- _EXERCISE OBJECTIVE_: Copy everything from the line with "Emit a LaTeX" down to the line with "(0,0) rectangle (987,450);", inclusive of both, exactly as written; leave out all pictures.
■ ■ ■
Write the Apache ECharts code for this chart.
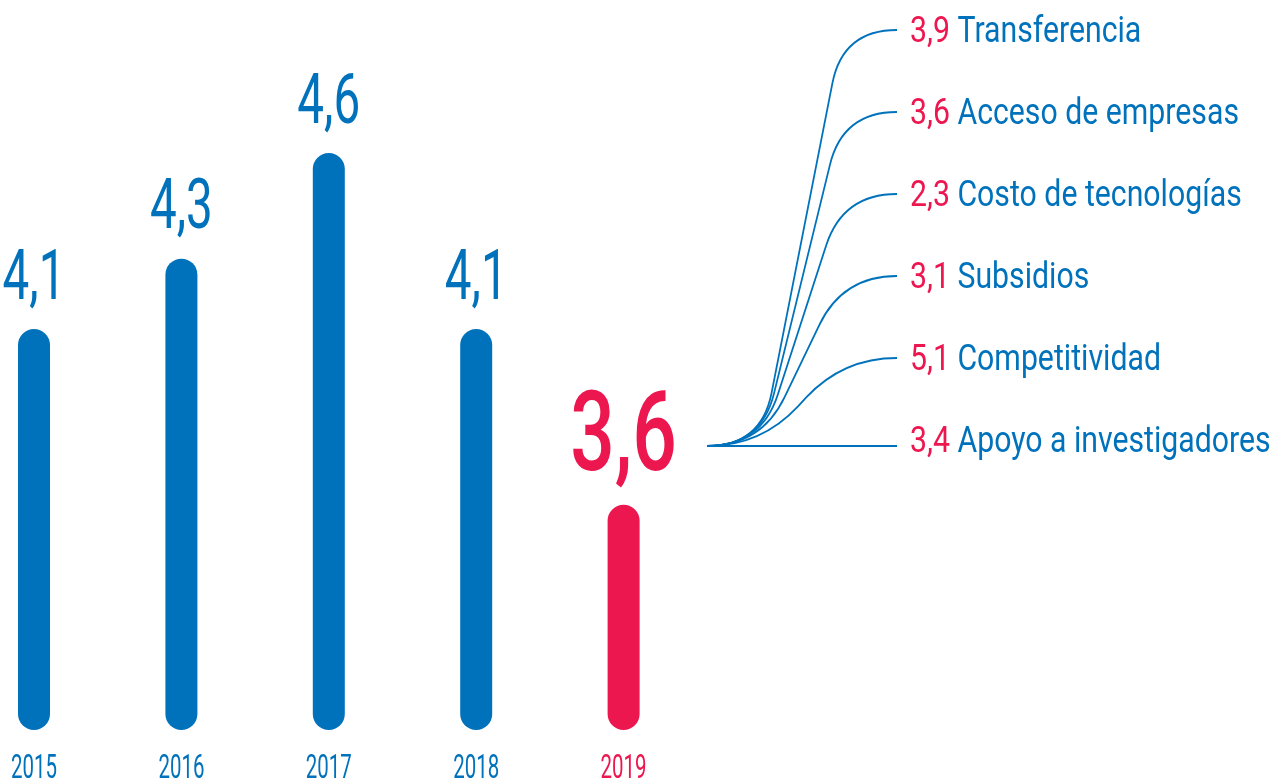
<!DOCTYPE html>
<html>
<head>
<meta charset="utf-8">
<script src="https://cdn.jsdelivr.net/npm/echarts@6/dist/echarts.min.js"></script>
<style>
html,body{margin:0;padding:0;background:#ffffff;}
#chart{width:1283px;height:780px;}
</style>
</head>
<body>
<div id="chart"></div>
<script>
// ---- data ----
const years = ['2015', '2016', '2017', '2018', '2019'];
const values = [4.1, 4.3, 4.6, 4.1, 3.6];
const factorNames = ['Transferencia', 'Acceso de empresas', 'Costo de tecnologías', 'Subsidios', 'Competitividad', 'Apoyo a investigadores'];
const factorValues = [3.9, 3.6, 2.3, 3.1, 5.1, 3.4];

// ---- style ----
const BLUE = '#0072bc';
const RED = '#ed1750';
const FONT = 'Roboto';
const fmt = v => v.toFixed(1).replace('.', ',');
const last = values.length - 1;
const Y_MIN = 2.96, Y_MAX = 4.95;

const chart = echarts.init(document.getElementById('chart'), null, {renderer: 'canvas'});

// smooth connector: rounded corner, straight middle, rounded corner
function connectorPath(s, e) {
  const dx = e[0] - s[0];
  const h = 0.285 * dx;
  const c1 = [s[0] + h, s[1]];
  const c2 = [e[0] - h, e[1]];
  const vx = c2[0] - c1[0], vy = c2[1] - c1[1];
  const len = Math.sqrt(vx * vx + vy * vy);
  const d = Math.min(h, len / 2);
  const ux = vx / len, uy = vy / len;
  const b1 = [c1[0] + d * ux, c1[1] + d * uy];
  const b2 = [c2[0] - d * ux, c2[1] - d * uy];
  return 'M' + s[0] + ' ' + s[1] +
    ' Q' + c1[0] + ' ' + c1[1] + ' ' + b1[0] + ' ' + b1[1] +
    ' L' + b2[0] + ' ' + b2[1] +
    ' Q' + c2[0] + ' ' + c2[1] + ' ' + e[0] + ' ' + e[1];
}

const option = {
  animation: false,
  backgroundColor: '#ffffff',
  grid: [
    {left: 34, width: 589.6, top: 30, bottom: 50},
    {left: 707, right: 386, top: 30, bottom: 340}
  ],
  xAxis: [
    {gridIndex: 0, type: 'category', data: years, boundaryGap: false, show: false},
    {gridIndex: 1, type: 'value', min: 0, max: 1, show: false}
  ],
  yAxis: [
    {gridIndex: 0, type: 'value', min: Y_MIN, max: Y_MAX, show: false},
    {gridIndex: 1, type: 'category', data: factorNames, inverse: true, boundaryGap: false, show: false}
  ],
  series: [
    {
      type: 'bar',
      xAxisIndex: 0, yAxisIndex: 0,
      barWidth: 32,
      data: values,
      itemStyle: {
        borderRadius: 16,
        color: p => (p.dataIndex === last ? RED : BLUE)
      }
    },
    {
      // value labels above bars + year labels below
      type: 'custom',
      xAxisIndex: 0, yAxisIndex: 0,
      clip: false,
      data: values.map((v, i) => [i, v]),
      encode: {x: 0, y: 1},
      renderItem: function (params, api) {
        const i = api.value(0);
        const v = api.value(1);
        const top = api.coord([i, v]);
        const base = api.coord([i, Y_MIN]);
        const isLast = i === last;
        const size = isLast ? 112 : 70;
        const col = isLast ? RED : BLUE;
        return {
          type: 'group',
          children: [
            {
              type: 'text',
              x: top[0], y: top[1] - 23 - 0.355 * size,
              scaleX: isLast ? 0.7 : 0.68,
              style: {
                text: fmt(v), fill: col, fontFamily: FONT,
                fontSize: size, fontWeight: isLast ? 500 : 400,
                align: 'center', verticalAlign: 'middle'
              }
            },
            {
              type: 'text',
              x: base[0], y: base[1] + 40,
              scaleX: 0.62,
              style: {
                text: years[i], fill: col, fontFamily: FONT,
                fontSize: 33, fontWeight: 400,
                align: 'center', verticalAlign: 'middle'
              }
            }
          ]
        };
      }
    },
    {
      // connector curves + factor labels
      type: 'custom',
      xAxisIndex: 1, yAxisIndex: 1,
      clip: false,
      data: factorNames.map((n, i) => [1, i, factorValues[i]]),
      encode: {x: 0, y: 1},
      renderItem: function (params, api) {
        const i = api.value(1);
        const n = factorNames.length - 1;
        const start = api.coord([0, n]);
        start[1] += 6;
        const lab = api.coord([1, i]);
        const end = [lab[0], i === n ? start[1] : lab[1]];
        return {
          type: 'group',
          children: [
            {
              type: 'path',
              shape: {pathData: connectorPath(start, end)},
              style: {stroke: BLUE, lineWidth: 1.8, fill: null}
            },
            {
              type: 'text',
              x: end[0] + 13, y: lab[1] + 3,
              scaleX: 0.84,
              style: {
                text: '{n|' + fmt(api.value(2)) + '} {t|' + factorNames[i] + '}',
                fill: BLUE, fontFamily: FONT, fontSize: 36,
                align: 'left', verticalAlign: 'middle',
                rich: {
                  n: {fill: RED, fontFamily: FONT, fontSize: 36},
                  t: {fill: BLUE, fontFamily: FONT, fontSize: 36}
                }
              }
            }
          ]
        };
      }
    }
  ]
};

chart.setOption(option);
</script>
</body>
</html>
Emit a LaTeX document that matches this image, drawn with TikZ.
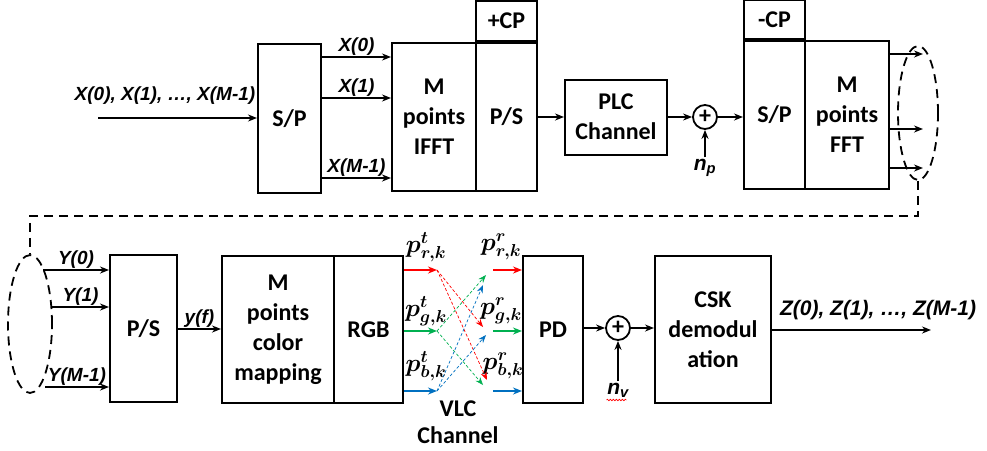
\documentclass[tikz,border=0pt]{standalone}
\usepackage{fontspec}
\usepackage{bm}
\setmainfont{Carlito}
\newfontfamily\labfont{Liberation Sans}
\usetikzlibrary{shapes.geometric,arrows.meta,decorations.pathmorphing}

\definecolor{ledred}{RGB}{255,0,0}
\definecolor{ledgreen}{RGB}{0,176,80}
\definecolor{ledblue}{RGB}{0,112,192}

\tikzset{
  blk/.style={draw, line width=2pt, inner sep=0pt, align=center,
    font=\bfseries\fontsize{24}{30}\selectfont},
  txt/.style={inner sep=0pt, align=center, font=\bfseries\fontsize{24}{27}\selectfont},
  lbl/.style={inner sep=1pt, font=\labfont\bfseries\itshape\fontsize{19}{22}\selectfont},
  mth/.style={inner sep=0pt, font=\fontsize{24}{27}\selectfont},
  summ/.style={draw, circle, line width=1.8pt, minimum size=24pt, inner sep=0pt,
    font=\bfseries\fontsize{24}{24}\selectfont},
  ell/.style={draw, ellipse, line width=1.8pt, dash pattern=on 9pt off 6pt, inner sep=0pt},
  dsh/.style={line width=1.8pt, dash pattern=on 9pt off 6pt},
  xline/.style={line width=0.7pt, dash pattern=on 3pt off 2pt, -{Stealth[length=8pt,width=6pt]}}
}

\begin{document}
\begin{tikzpicture}[x=1pt,y=-1pt,>={Stealth[length=9pt,width=7pt]},line width=1.6pt]
  \useasboundingbox (0,0) rectangle (987,450);

  % PLC part (OFDM)
  \node[blk, minimum width=63, minimum height=149] (sp1) at (289.5,118.5) {S/P};
  \node[blk, minimum width=84, minimum height=148] (ifft) at (434,117) {M\\points\\IFFT};
  \node[blk, minimum width=61, minimum height=148] (ps1) at (506.5,117) {P/S};
  \node[blk, minimum width=61, minimum height=40, anchor=south] (cp1) at (ps1.north) {+CP};
  \node[blk, minimum width=102, minimum height=75] (plc) at (616,117) {PLC\\Channel};
  \node[summ] (s1) at (705,117) {+};
  \node[blk, minimum width=61, minimum height=148] (sp2) at (774.5,115) {S/P};
  \node[blk, minimum width=61, minimum height=39, anchor=south] (cp2) at (sp2.north) {-CP};
  \node[blk, minimum width=84, minimum height=148] (fft) at (847,115) {M\\points\\FFT};
  \node[ell, minimum width=40, minimum height=134] (er) at (918,113) {};

  \coordinate (xs) at (98,118);
  \node[lbl, anchor=south] (xin) at (165,106) {X(0), X(1), \dots, X(M-1)};
  \draw[->] (xs) -- (sp1.west |- xs);
  \foreach \y/\t in {57/X(0), 98/X(1), 178/X(M-1)}
    \draw[->] (sp1.east |- 0,\y) -- (ifft.west |- 0,\y) node[lbl, midway, above] {\t};
  \draw[->] (ps1.east) -- (plc.west);
  \draw[->] (plc.east) -- (s1.west);
  \draw[->] (s1.east) -- (sp2.west |- s1.east);
  \node[lbl, font=\labfont\bfseries\itshape\fontsize{21}{22}\selectfont] (np) at (705,168) {n\textsubscript{p}};
  \draw[->] (np.north) -- (s1.south);
  \foreach \y in {54,129,168}
    \draw[->] (fft.east |- 0,\y) -- ++(33,0);

  % VLC part (CSK)
  \node[ell, minimum width=44, minimum height=138] (el) at (30,324) {};
  \draw[dsh] (er.south) -- (er.south |- 0,216) -| (el.north);
  \node[blk, minimum width=67, minimum height=147] (ps2) at (143.5,328.5) {P/S};
  \node[blk, minimum width=112, minimum height=147] (cmap) at (278,329.5) {M\\points\\color\\mapping};
  \node[blk, minimum width=69, minimum height=147] (rgb) at (368.5,329.5) {RGB};
  \node[blk, minimum width=60, minimum height=147] (pd) at (553,329.5) {PD};
  \node[summ] (s2) at (618,328) {+};
  \node[blk, minimum width=116, minimum height=147] (csk) at (713,329.5) {CSK\\demodul\\ation};

  \foreach \x/\y/\t in {43/270/Y(0), 52/307/Y(1), 45/387/Y(M-1)}
    \draw[->] (\x,\y) -- (ps2.west |- 0,\y) node[lbl, midway, above] {\t};
  \draw[->] (ps2.east |- 0,329) -- (cmap.west |- 0,329) node[lbl, midway, above] {y(f)};

  \foreach \c/\y/\s in {ledred/270/r, ledgreen/331/g, ledblue/391/b} {
    \draw[->, \c] (rgb.east |- 0,\y) -- ++(33,0) coordinate (t\s);
    \coordinate (r\s) at (493,\y);
    \draw[->, \c] (r\s) -- (pd.west |- r\s);
  }
  \node[mth] (ptr) at (426,247) {$\bm{p^{t}_{r,k}}$};
  \node[mth] (ptg) at (426,311) {$\bm{p^{t}_{g,k}}$};
  \node[mth] (ptb) at (426,366) {$\bm{p^{t}_{b,k}}$};
  \node[mth] (prr) at (501,247) {$\bm{p^{r}_{r,k}}$};
  \node[mth] (prg) at (501,311) {$\bm{p^{r}_{g,k}}$};
  \node[mth] (prb) at (503,366) {$\bm{p^{r}_{b,k}}$};

  % crossing paths in the VLC channel
  \draw[xline, ledred] (tr) -- (483,327);
  \draw[xline, ledred] (tr) -- (487,380);
  \draw[xline, ledgreen] (tg) -- (486,275);
  \draw[xline, ledgreen] (tg) -- (483,385);
  \draw[xline, ledblue] (tb) -- (483,285);
  \draw[xline, ledblue] (tb) -- (486,335);
  \node[txt] (vlc) at (458,422) {VLC\\Channel};

  \draw[->] (pd.east |- s2.west) -- (s2.west);
  \node[lbl, font=\labfont\bfseries\itshape\fontsize{21}{22}\selectfont] (nv) at (618,390) {n\textsubscript{v}};
  \draw[->] (nv.north) -- (s2.south);
  \draw[ledred, line width=0.6pt, decorate, decoration={snake, amplitude=0.8pt, segment length=3pt}]
    (nv.south west) ++(1,1) -- ++(20,0);
  \draw[->] (s2.east) -- (csk.west |- s2.east);
  \draw[->] (csk.east |- 0,330) -- ++(159,0) coordinate (zout);
  \node[lbl, font=\labfont\bfseries\itshape\fontsize{21}{22}\selectfont] (zlab) at (878,310) {Z(0), Z(1), \dots, Z(M-1)};
\end{tikzpicture}
\end{document}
■ ■ ■
- _WRITTEN RESPONSE_:
Emit a LaTeX document that matches this image, drawn with TikZ.
\documentclass[tikz,border=0pt]{standalone}
\usepackage{fontspec}
\usepackage{bm}
\setmainfont{Carlito}
\newfontfamily\labfont{Liberation Sans}
\usetikzlibrary{shapes.geometric,arrows.meta,decorations.pathmorphing}

\definecolor{ledred}{RGB}{255,0,0}
\definecolor{ledgreen}{RGB}{0,176,80}
\definecolor{ledblue}{RGB}{0,112,192}

\tikzset{
  blk/.style={draw, line width=2pt, inner sep=0pt, align=center,
    font=\bfseries\fontsize{24}{30}\selectfont},
  txt/.style={inner sep=0pt, align=center, font=\bfseries\fontsize{24}{27}\selectfont},
  lbl/.style={inner sep=1pt, font=\labfont\bfseries\itshape\fontsize{19}{22}\selectfont},
  mth/.style={inner sep=0pt, font=\fontsize{24}{27}\selectfont},
  summ/.style={draw, circle, line width=1.8pt, minimum size=24pt, inner sep=0pt,
    font=\bfseries\fontsize{24}{24}\selectfont},
  ell/.style={draw, ellipse, line width=1.8pt, dash pattern=on 9pt off 6pt, inner sep=0pt},
  dsh/.style={line width=1.8pt, dash pattern=on 9pt off 6pt},
  xline/.style={line width=0.7pt, dash pattern=on 3pt off 2pt, -{Stealth[length=8pt,width=6pt]}}
}

\begin{document}
\begin{tikzpicture}[x=1pt,y=-1pt,>={Stealth[length=9pt,width=7pt]},line width=1.6pt]
  \useasboundingbox (0,0) rectangle (987,450);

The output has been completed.